__Data supplied__
_____

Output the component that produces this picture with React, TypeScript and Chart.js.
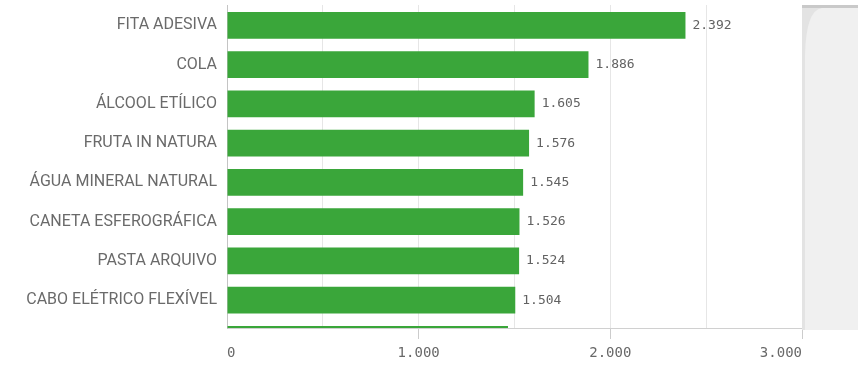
import React, { useEffect, useRef } from "react";
import { Chart, registerables } from "chart.js";

Chart.register(...registerables);

const categories = [
  "FITA ADESIVA",
  "COLA",
  "ÁLCOOL ETÍLICO",
  "FRUTA IN NATURA",
  "ÁGUA MINERAL NATURAL",
  "CANETA ESFEROGRÁFICA",
  "PASTA ARQUIVO",
  "CABO ELÉTRICO FLEXÍVEL",
  "",
];
const values = [2392, 1886, 1605, 1576, 1545, 1526, 1524, 1504, 1466];
const xTickValues = [0, 1000, 2000, 3000];

const fmt = (v: number) => String(Math.round(v)).replace(/\B(?=(\d{3})+(?!\d))/g, ".");

const extrasPlugin = {
  id: "extras",
  afterDatasetsDraw(chart: any) {
    const { ctx, chartArea } = chart;
    const meta = chart.getDatasetMeta(0);
    ctx.save();
    ctx.font = "13px 'DejaVu Sans Mono'";
    ctx.fillStyle = "#626262";
    ctx.textBaseline = "middle";
    ctx.textAlign = "left";
    meta.data.forEach((bar: any, i: number) => {
      if (bar.y > chartArea.bottom) return;
      ctx.fillText(fmt(values[i]), bar.x + 7, bar.y);
    });
    ctx.restore();
  },
  afterDraw(chart: any) {
    const { ctx, chartArea } = chart;
    const xs = chart.scales.x;
    ctx.save();
    // x tick labels
    ctx.font = "14px 'DejaVu Sans Mono'";
    ctx.fillStyle = "#686868";
    ctx.textBaseline = "middle";
    xTickValues.forEach((v, i) => {
      const px = xs.getPixelForValue(v);
      ctx.textAlign = i === 0 ? "left" : i === xTickValues.length - 1 ? "right" : "center";
      ctx.fillText(fmt(v), px, chartArea.bottom + 25);
    });
    // right side panel
    const x0 = Math.round(chartArea.right);
    const y0 = Math.round(chartArea.top);
    const y1 = Math.round(chartArea.bottom) + 2;
    const w = 56;
    ctx.fillStyle = "#f0f0f0";
    ctx.fillRect(x0, y0, w, y1 - y0);
    ctx.fillStyle = "#e3e3e3";
    ctx.beginPath();
    ctx.moveTo(x0, y0 + 3);
    ctx.lineTo(x0 + 20, y0 + 3);
    ctx.quadraticCurveTo(x0 + 4, y0 + 5, x0 + 3, y0 + 50);
    ctx.lineTo(x0 + 3, y1);
    ctx.lineTo(x0, y1);
    ctx.closePath();
    ctx.fill();
    ctx.fillStyle = "#c9c9c9";
    ctx.fillRect(x0, y0, w, 3);
    ctx.restore();
  },
};

export default function App() {
  const ref = useRef<HTMLCanvasElement | null>(null);

  useEffect(() => {
    document.body.style.margin = "0";
    if (!ref.current) return;
    const chart = new Chart(ref.current, {
      type: "bar",
      data: {
        datasets: [
          {
            data: values.map((v, i) => ({ x: v, y: i })),
            backgroundColor: "#3aa63a",
            borderWidth: 0,
            barPercentage: 0.685,
            categoryPercentage: 1,
            clip: 0,
          } as any,
        ],
      },
      options: {
        indexAxis: "y",
        animation: false,
        responsive: false,
        layout: { padding: { top: 5, right: 64, bottom: 35, left: 0 } },
        plugins: { legend: { display: false }, tooltip: { enabled: false } },
        scales: {
          x: {
            type: "linear",
            min: 0,
            max: 3000,
            ticks: { stepSize: 500, display: false },
            grid: {
              color: "#e6e6e6",
              tickLength: 11,
              tickColor: (c: any) =>
                c.tick && c.tick.value % 1000 === 0 && c.tick.value !== 0 ? "#cccccc" : "rgba(0,0,0,0)",
            },
            border: { color: "#d0d0d0" },
          },
          y: {
            type: "linear",
            reverse: true,
            offset: false,
            min: -0.52,
            max: 7.71,
            afterBuildTicks: (scale: any) => {
              scale.ticks = categories.slice(0, 8).map((_, i) => ({ value: i }));
            },
            afterFit: (scale: any) => {
              scale.width = 227;
              scale.paddingTop = 0;
              scale.paddingBottom = 0;
            },
            ticks: {
              padding: 10,
              color: "#6a6a6a",
              font: { family: "Roboto", size: 16 },
              callback: (v: any) => categories[v as number] ?? "",
            },
            grid: { display: false, drawTicks: false },
            border: { color: "#c4c4c4" },
          },
        },
      },
      plugins: [extrasPlugin],
    });
    return () => chart.destroy();
  }, []);

  return (
    <div style={{ width: 866, height: 374 }}>
      <canvas ref={ref} width={866} height={374} style={{ display: "block" }} />
    </div>
  );
}
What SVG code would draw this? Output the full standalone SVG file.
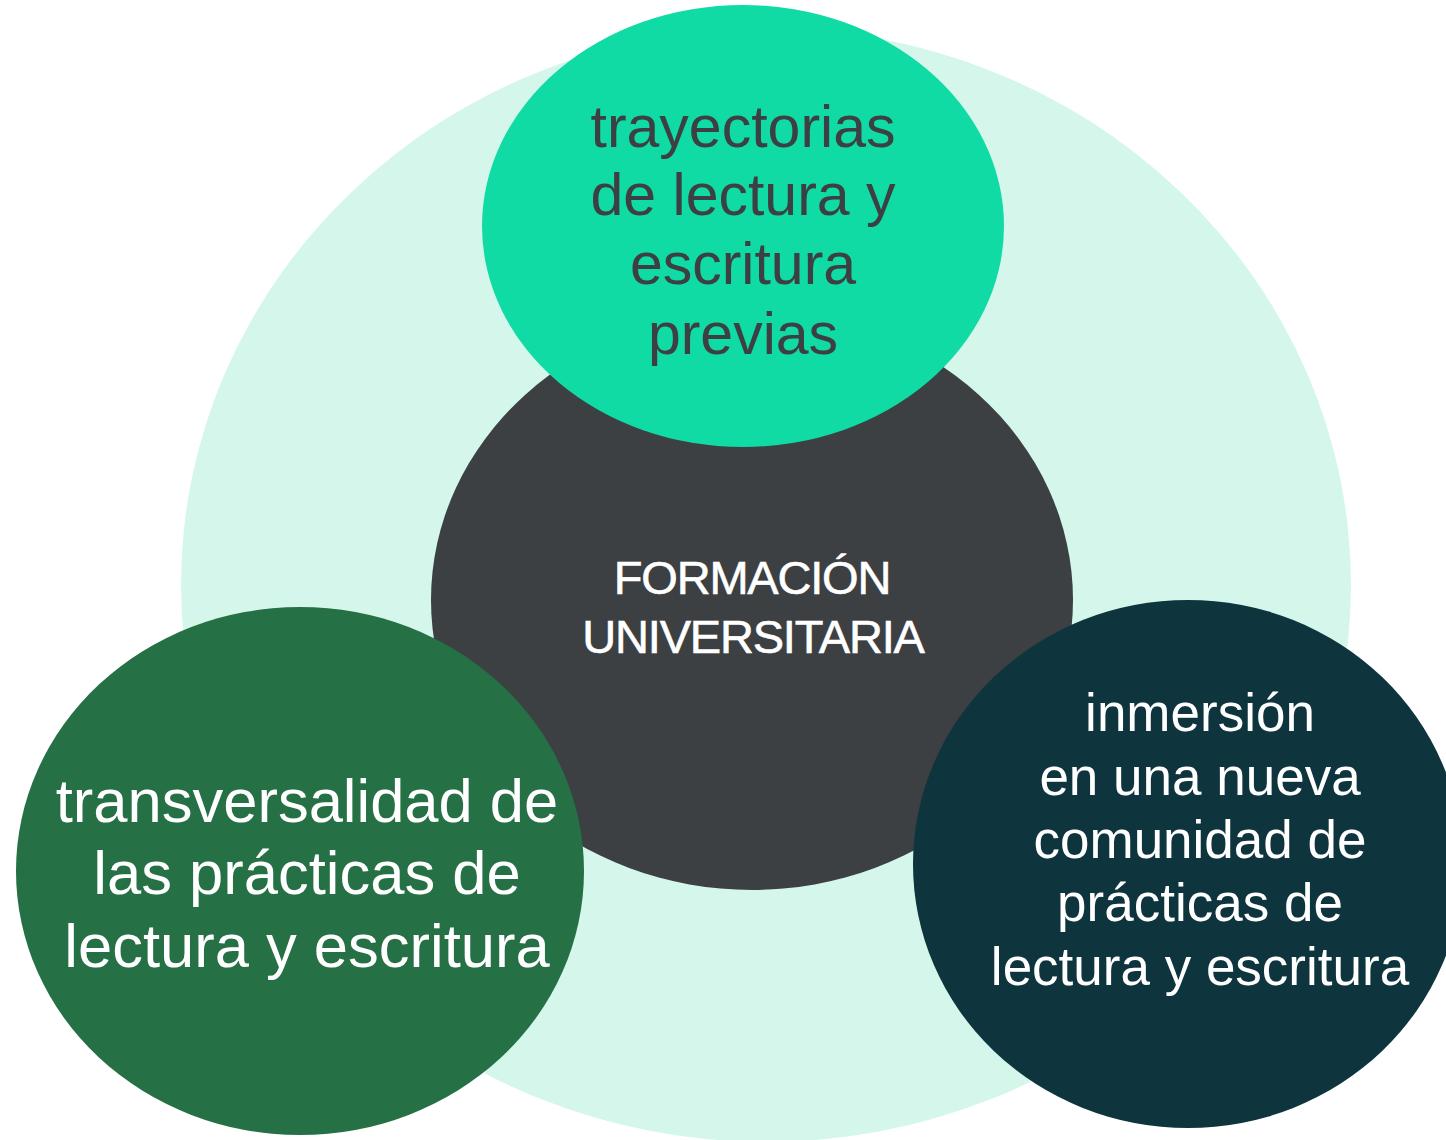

_____

__Challenge__
Transcribe the listing in full and omit the pictures.

__Output of the exercise__
Output the component that produces this picture with React, TypeScript and Chart.js.
import React, { useEffect, useRef } from "react";
import { Chart, registerables } from "chart.js";

Chart.register(...registerables);

const categories = [
  "FITA ADESIVA",
  "COLA",
  "ÁLCOOL ETÍLICO",
  "FRUTA IN NATURA",
  "ÁGUA MINERAL NATURAL",
  "CANETA ESFEROGRÁFICA",
  "PASTA ARQUIVO",
  "CABO ELÉTRICO FLEXÍVEL",
  "",
];
const values = [2392, 1886, 1605, 1576, 1545, 1526, 1524, 1504, 1466];
const xTickValues = [0, 1000, 2000, 3000];

const fmt = (v: number) => String(Math.round(v)).replace(/\B(?=(\d{3})+(?!\d))/g, ".");

const extrasPlugin = {
  id: "extras",
  afterDatasetsDraw(chart: any) {
    const { ctx, chartArea } = chart;
    const meta = chart.getDatasetMeta(0);
    ctx.save();
    ctx.font = "13px 'DejaVu Sans Mono'";
    ctx.fillStyle = "#626262";
    ctx.textBaseline = "middle";
    ctx.textAlign = "left";
    meta.data.forEach((bar: any, i: number) => {
      if (bar.y > chartArea.bottom) return;
      ctx.fillText(fmt(values[i]), bar.x + 7, bar.y);
    });
    ctx.restore();
  },
  afterDraw(chart: any) {
    const { ctx, chartArea } = chart;
    const xs = chart.scales.x;
    ctx.save();
    // x tick labels
    ctx.font = "14px 'DejaVu Sans Mono'";
    ctx.fillStyle = "#686868";
    ctx.textBaseline = "middle";
    xTickValues.forEach((v, i) => {
      const px = xs.getPixelForValue(v);
      ctx.textAlign = i === 0 ? "left" : i === xTickValues.length - 1 ? "right" : "center";
      ctx.fillText(fmt(v), px, chartArea.bottom + 25);
    });
    // right side panel
    const x0 = Math.round(chartArea.right);
    const y0 = Math.round(chartArea.top);
    const y1 = Math.round(chartArea.bottom) + 2;
    const w = 56;
    ctx.fillStyle = "#f0f0f0";
    ctx.fillRect(x0, y0, w, y1 - y0);
    ctx.fillStyle = "#e3e3e3";
    ctx.beginPath();
    ctx.moveTo(x0, y0 + 3);
    ctx.lineTo(x0 + 20, y0 + 3);
    ctx.quadraticCurveTo(x0 + 4, y0 + 5, x0 + 3, y0 + 50);
    ctx.lineTo(x0 + 3, y1);
    ctx.lineTo(x0, y1);
    ctx.closePath();
    ctx.fill();
    ctx.fillStyle = "#c9c9c9";
    ctx.fillRect(x0, y0, w, 3);
    ctx.restore();
  },
};

export default function App() {
  const ref = useRef<HTMLCanvasElement | null>(null);

  useEffect(() => {
    document.body.style.margin = "0";
    if (!ref.current) return;
    const chart = new Chart(ref.current, {
      type: "bar",
      data: {
        datasets: [
          {
            data: values.map((v, i) => ({ x: v, y: i })),
            backgroundColor: "#3aa63a",
            borderWidth: 0,
            barPercentage: 0.685,
            categoryPercentage: 1,
            clip: 0,
          } as any,
        ],
      },
      options: {
        indexAxis: "y",
        animation: false,
        responsive: false,
        layout: { padding: { top: 5, right: 64, bottom: 35, left: 0 } },
        plugins: { legend: { display: false }, tooltip: { enabled: false } },
        scales: {
          x: {
            type: "linear",
            min: 0,
            max: 3000,
            ticks: { stepSize: 500, display: false },
            grid: {
              color: "#e6e6e6",
              tickLength: 11,
              tickColor: (c: any) =>
                c.tick && c.tick.value % 1000 === 0 && c.tick.value !== 0 ? "#cccccc" : "rgba(0,0,0,0)",
            },
            border: { color: "#d0d0d0" },
          },
          y: {
            type: "linear",
            reverse: true,
            offset: false,
            min: -0.52,
            max: 7.71,
            afterBuildTicks: (scale: any) => {
              scale.ticks = categories.slice(0, 8).map((_, i) => ({ value: i }));
            },
            afterFit: (scale: any) => {
              scale.width = 227;
              scale.paddingTop = 0;
              scale.paddingBottom = 0;
            },
            ticks: {
              padding: 10,
              color: "#6a6a6a",
              font: { family: "Roboto", size: 16 },
              callback: (v: any) => categories[v as number] ?? "",
            },
            grid: { display: false, drawTicks: false },
            border: { color: "#c4c4c4" },
          },
        },
      },
      plugins: [extrasPlugin],
    });
    return () => chart.destroy();
  }, []);

  return (
    <div style={{ width: 866, height: 374 }}>
      <canvas ref={ref} width={866} height={374} style={{ display: "block" }} />
    </div>
  );
}
What SVG code would draw this? Output the full standalone SVG file.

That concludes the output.